For a comparison, a 3x3 plot with the same axes has 8kB (pdf) to 20kB (eps).
100x100 points is 30kB in bmp (and a bit less in png).
The issue is the same for other types of plots, with the emphasis on ListPlot3D.
You may have figured out how to apply Alexey's answer in the link he provided. But in case you are having trouble here I provide how I apply the technique to 2D graphics.
I have found the hard way that if you want to create a good plot you need to be very specific to Mathematica. For this reason, as you may have noticed in my post Rasters in 3D I created an object specifying all the options so that Mathematica can be happy.
in = 72;
G2D = Graphics[{},
AlignmentPoint -> Center,
AspectRatio -> 1,
Axes -> False,
AxesLabel -> None,
BaseStyle -> {FontFamily -> "Arial", FontSize -> 12},
Frame -> True,
FrameStyle -> Directive[Black],
FrameTicksStyle -> Directive[10, Black],
ImagePadding -> {{20, 5}, {15, 5}},
ImageSize -> 5 in,
LabelStyle -> Directive[Black],
PlotRange -> All,
PlotRangeClipping -> False,
PlotRangePadding -> Scaled[0.02]
];
I should mention here that you must specify ImagePadding. If you set it to all your eps file will be different from what Mathematica shows you. In any case, I think having this object allows you to change properties much easily.

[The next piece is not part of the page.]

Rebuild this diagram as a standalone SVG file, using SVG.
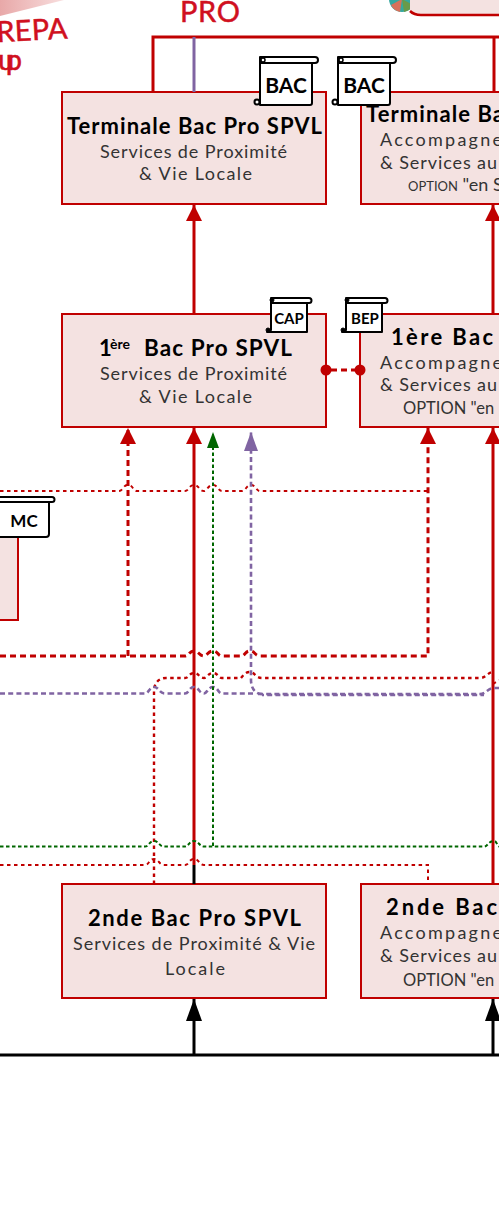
<svg xmlns="http://www.w3.org/2000/svg" width="499" height="1221" viewBox="0 0 499 1221">
<style>
text{font-family:"Lato","Liberation Sans",sans-serif;fill:#000}
.t{font-weight:700;font-size:22px}
.s{font-size:18px;font-weight:400;fill:#333}
.o{font-size:15px;font-weight:400;fill:#333}
.box{fill:#f4e2e1;stroke:#c00000;stroke-width:2}
.scroll{fill:#fff;stroke:#000;stroke-width:2;stroke-linejoin:round}
.sl{font-weight:700;text-anchor:middle}
.hand{fill:#d01020;stroke:#d01020;stroke-width:.5;font-size:29px}
path{fill:none}
.rs{stroke:#c00000;stroke-width:3}
.ps{stroke:#8064a2;stroke-width:3}
.bk{stroke:#000;stroke-width:3}
.rd{stroke:#c00000;stroke-width:3;stroke-dasharray:6 4}
.rf{stroke:#c00000;stroke-width:2;stroke-dasharray:3.5 3.5}
.pd{stroke:#8064a2;stroke-width:2.6;stroke-dasharray:5 3.2}
.gd{stroke:#006600;stroke-width:2;stroke-dasharray:3.5 2.5}
</style>
<defs>
<marker id="ar" markerUnits="userSpaceOnUse" markerWidth="16" markerHeight="16" refX="16" refY="8" orient="auto"><path d="M0 0L16 8L0 16Z" style="fill:#c00000"/></marker>
<marker id="ab" markerUnits="userSpaceOnUse" markerWidth="22" markerHeight="16" refX="22" refY="8" orient="auto"><path d="M0 0L22 8L0 16Z" style="fill:#000"/></marker>
<marker id="ag" markerUnits="userSpaceOnUse" markerWidth="16" markerHeight="12" refX="16" refY="6" orient="auto"><path d="M0 0L16 6L0 12Z" style="fill:#006600"/></marker>
<marker id="ap" markerUnits="userSpaceOnUse" markerWidth="19" markerHeight="14" refX="19" refY="7" orient="auto"><path d="M0 0L19 7L0 14Z" style="fill:#8064a2"/></marker>
<linearGradient id="fade" x1="0" y1="0" x2="1" y2="0"><stop offset="0" stop-color="#e8a8a8"/><stop offset="1" stop-color="#f8dede"/></linearGradient>
</defs>

<g id="decor">
<path d="M0 0H64L0 16Z" style="fill:url(#fade)"/>
<text class="hand" x="-3" y="42" transform="rotate(-3 0 42)" textLength="71">REPA</text>
<text class="hand" x="-2" y="70" textLength="24">up</text>
<text class="hand" x="180" y="22" textLength="60">PRO</text>
<circle cx="402" cy="-1" r="13" style="fill:#35a8a0"/>
<path d="M402 -1L391 5A13 13 0 0 0 400 12Z" style="fill:#d8705a"/>
<path d="M402 -1L404 12A13 13 0 0 0 413 5Z" style="fill:#6a9a4a"/>
<path d="M410 10Q414 15 421 15H499V-2H410Z" style="fill:#f4e2e1"/>
<path d="M410 11Q414 15 421 15H499" style="stroke:#c00000;stroke-width:2.5"/>
</g>

<g id="node-terminale-spvl">
<rect class="box" x="62" y="92" width="264" height="112"/>
<text class="t" x="67" y="134" textLength="255">Terminale Bac Pro SPVL</text>
<text class="s" x="100" y="158" textLength="187">Services de Proximité</text>
<text class="s" x="139" y="180" textLength="113">&amp; Vie Locale</text>
</g>
<g id="node-terminale-assp">
<rect class="box" x="361" y="92" width="140" height="112"/>
<text class="t" x="366" y="122" textLength="138">Terminale Ba</text>
<text class="s" x="380" y="146" textLength="122">Accompagne</text>
<text class="s" x="380" y="169" textLength="117">&amp; Services au</text>
<text x="408" y="191" class="o" style="font-size:13px">OPTION<tspan style="font-size:18px"> "en S</tspan></text>
</g>
<g id="node-1ere-spvl">
<rect class="box" x="62" y="314" width="264" height="113"/>
<text class="t" x="99" y="356">1<tspan x="110" dy="-7" style="font-size:14px">ère</tspan><tspan x="144" dy="7" style="letter-spacing:1.1px;font-size:22.5px">Bac Pro SPVL</tspan></text>
<text class="s" x="100" y="380" textLength="187">Services de Proximité</text>
<text class="s" x="139" y="403" textLength="113">&amp; Vie Locale</text>
</g>
<g id="node-1ere-assp">
<rect class="box" x="360" y="314" width="141" height="113"/>
<text class="t" x="391" y="345" textLength="102">1ère Bac</text>
<text class="s" x="380" y="369" textLength="122">Accompagne</text>
<text class="s" x="380" y="391" textLength="117">&amp; Services au</text>
<text class="o" x="403" y="414" style="font-size:16.5px">OPTION "en</text>
</g>
<g id="node-2nde-spvl">
<rect class="box" x="62" y="884" width="264" height="114"/>
<text class="t" x="88" y="926" textLength="213">2nde Bac Pro SPVL</text>
<text class="s" x="73" y="950" textLength="242">Services de Proximité &amp; Vie</text>
<text class="s" x="165" y="975" textLength="60">Locale</text>
</g>
<g id="node-2nde-assp">
<rect class="box" x="361" y="884" width="140" height="114"/>
<text class="t" x="386" y="915" textLength="111">2nde Bac</text>
<text class="s" x="380" y="939" textLength="122">Accompagne</text>
<text class="s" x="380" y="962" textLength="117">&amp; Services au</text>
<text class="o" x="403" y="986" style="font-size:16.5px">OPTION "en</text>
</g>
<g id="node-mc-box">
<rect class="box" x="-5" y="530" width="23" height="90"/>
</g>

<g id="connectors">
<path class="rs" d="M153 92V37H499"/>
<path class="rs" d="M494 37V92"/>
<path class="ps" d="M194 37V92"/>
<path class="rs" d="M194 314V205" marker-end="url(#ar)"/>
<path class="rs" d="M493 314V205" marker-end="url(#ar)"/>
<path class="bk" d="M194 884V865"/>
<path class="rs" d="M194 865V428" marker-end="url(#ar)"/>
<path class="rs" d="M493 884V428" marker-end="url(#ar)"/>
<path class="bk" d="M0 1055H499"/>
<path class="bk" d="M194 1055V999" marker-end="url(#ab)"/>
<path class="bk" d="M493 1055V999" marker-end="url(#ab)"/>
<path class="rd" d="M331 370H356"/>
<circle cx="326" cy="370" r="5.5" style="fill:#c00000"/>
<circle cx="360" cy="370" r="5.5" style="fill:#c00000"/>
<path class="rd" d="M0 656H185C189 656 189 651 194 651C199 651 199 656 204 656C207 656 208 651 213 651C218 651 218 656 222 656H241C245 656 245 651 250 651C255 651 255 656 260 656H428V428" marker-end="url(#ar)"/>
<path class="rd" d="M128 656V428" marker-end="url(#ar)"/>
<path class="rf" d="M0 491H119C123 491 123 485 128 485C133 485 133 491 137 491H185C189 491 189 485 194 485C199 485 199 491 204 491C207 491 208 485 213 485C218 485 218 491 222 491H242C246 491 246 485 251 485C256 485 256 491 260 491H427"/>
<path class="rf" style="stroke-width:2.4" d="M154 884V691C154 684 158 678 166 678H185C189 678 189 673 194 673C199 673 199 678 204 678C207 678 208 673 213 673C218 673 218 678 222 678H241C245 673 247 672 250 672C255 672 255 678 262 678H480C486 678 488 672 493 672"/>
<path class="rf" d="M493 684L499 680"/>
<path class="pd" d="M262 694C255 694 251 688 251 680V432" marker-end="url(#ap)"/>
<path class="pd" d="M258 694H480C486 694 488 688 494 688H499"/>
<path class="pd" style="stroke-dashoffset:3" d="M262 695H484"/>
<path class="pd" d="M0 693.5H145C149 693.5 149 687 154 687C159 687 159 693.5 165 693.5H185C189 693.5 189 687 194 687C199 687 199 693.5 204 693.5C207 693.5 208 687 213 687C218 687 218 693.5 222 693.5H254"/>
<path class="gd" d="M213 846V432" marker-end="url(#ag)"/>
<path class="gd" d="M0 846.5H145C149 846.5 149 841 154 841C159 841 159 846.5 164 846.5H185C189 846.5 189 841 194 841C199 841 199 846.5 204 846.5H484C488 846.5 488 841 494 841C497 841 497 846 499 846.5"/>
<path class="rf" d="M0 865H145C149 865 149 859 154 859C159 859 159 865 164 865H185C189 865 189 859 194 859C199 859 199 865 204 865H428V884"/>
</g>

<g id="badge-bac-1">
<path class="scroll" d="M260 60H312V103Q312 105 310 105H260Z"/>
<path class="scroll" d="M260 57H315A3 3 0 0 1 315 63H260Z"/>
<circle cx="263" cy="60" r="2" style="fill:#fff;stroke:#000;stroke-width:1.5"/>
<circle cx="257" cy="102" r="2.5" style="fill:#fff;stroke:#000;stroke-width:2"/>
<text class="sl" x="286" y="93" style="font-size:21px">BAC</text>
</g>
<g id="badge-bac-2">
<path class="scroll" d="M338 60H390V103Q390 105 388 105H338Z"/>
<path class="scroll" d="M338 57H393A3 3 0 0 1 393 63H338Z"/>
<circle cx="341" cy="60" r="2" style="fill:#fff;stroke:#000;stroke-width:1.5"/>
<circle cx="335" cy="102" r="2.5" style="fill:#fff;stroke:#000;stroke-width:2"/>
<text class="sl" x="364" y="93" style="font-size:21px">BAC</text>
</g>
<g id="badge-cap">
<path class="scroll" d="M271 301H307V332H267L271 330Z"/>
<path class="scroll" d="M271 298H309A2.5 2.5 0 0 1 309 303H271Z"/>
<circle cx="268" cy="330" r="2" style="fill:#000;stroke:#000;stroke-width:1"/>
<circle cx="272" cy="300" r="2" style="fill:#000;stroke:#000;stroke-width:1"/>
<text class="sl" x="289" y="324" style="font-size:15px">CAP</text>
</g>
<g id="badge-bep">
<path class="scroll" d="M346 301H382V332H342L346 330Z"/>
<path class="scroll" d="M346 298H385A2.5 2.5 0 0 1 385 303H346Z"/>
<circle cx="343" cy="330" r="2" style="fill:#000;stroke:#000;stroke-width:1"/>
<circle cx="347" cy="300" r="2" style="fill:#000;stroke:#000;stroke-width:1"/>
<text class="sl" x="365" y="324" style="font-size:15px">BEP</text>
</g>
<g id="badge-mc">
<path class="scroll" d="M-5 500H49V534Q49 537 46 537H-5Z"/>
<path class="scroll" d="M-5 497H52A2.5 2.5 0 0 1 52 502H-5Z"/>
<text class="sl" x="24" y="527" style="font-size:17px">MC</text>
</g>
</svg>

Now we can move on to your problem:
plot = ListDensityPlot[
Table[Random[], {100}, {100}],
InterpolationOrder -> 0,
Options[G2D]
]
The following separates the axes and the raster and combines them into result:
axes = Graphics[{}, AbsoluteOptions[plot]];
fig = Show[plot, FrameStyle -> Directive[Opacity[0]]];
fig = Magnify[fig, 5];
fig = Rasterize[fig, Background -> None];
axes = First#ImportString[ExportString[axes, "PDF"], "PDF"];
result = Show[axes, Epilog -> Inset[fig, {0, 0}, {0, 0}, ImageDimensions[axes]]]
The only difference here, which at this point I cannot explain is the axes labels, they have the decimal point. Finally, we export them:
Export["Result.pdf", result];
Export["Result.eps", result];
The result are files of sizes 115 Kb for the pdf file and 168 Kb for the eps file.
UPDATE:
If you are using Mathematica 7 the eps file will not come up correctly. All you will see is your main figure with black on the sides. This is a bug in version 7. This however is fixed in Mathematica 8.
I had mentioned previously that I did not know why the axes label were different. Alexey Popkov came up with a fix for that. To create axes, fig and result use the following:
axes = Graphics[{}, FilterRules[AbsoluteOptions[plot], Except[FrameTicks]]];
fig = Show[plot, FrameStyle -> Directive[Opacity[0]]];
fig = Magnify[fig, 5];
fig = Rasterize[fig, Background -> None];
axes = First#ImportString[ExportString[axes, "PDF"], "PDF"];
result = Show[axes, Epilog -> Inset[fig, {0, 0}, {0, 0}, ImageDimensions[axes]]]
I have had some success with both of the following:
(1) Rasterizing plots before saving. Quality is generally reasonable, size drops considerably.
(2) I Save to postscript, then (I'm on a Linux machine) use ps2pdf to get the pdf. This tends to be significantly smaller than saving directly to pdf from Mathematica.
Daniel Lichtblau
ImageResolution works well for .pdf but I haven't had success with .eps.
Export["testplot600.pdf", plot, ImageResolution -> 600]
The output size is 242 KB for 600 dpi and 94 KB for 300 dpi. You can also set ImageSize for Export.
If you want to go the third-party route, I'd recommend GraphicConverter. It is very reliable and has many many options.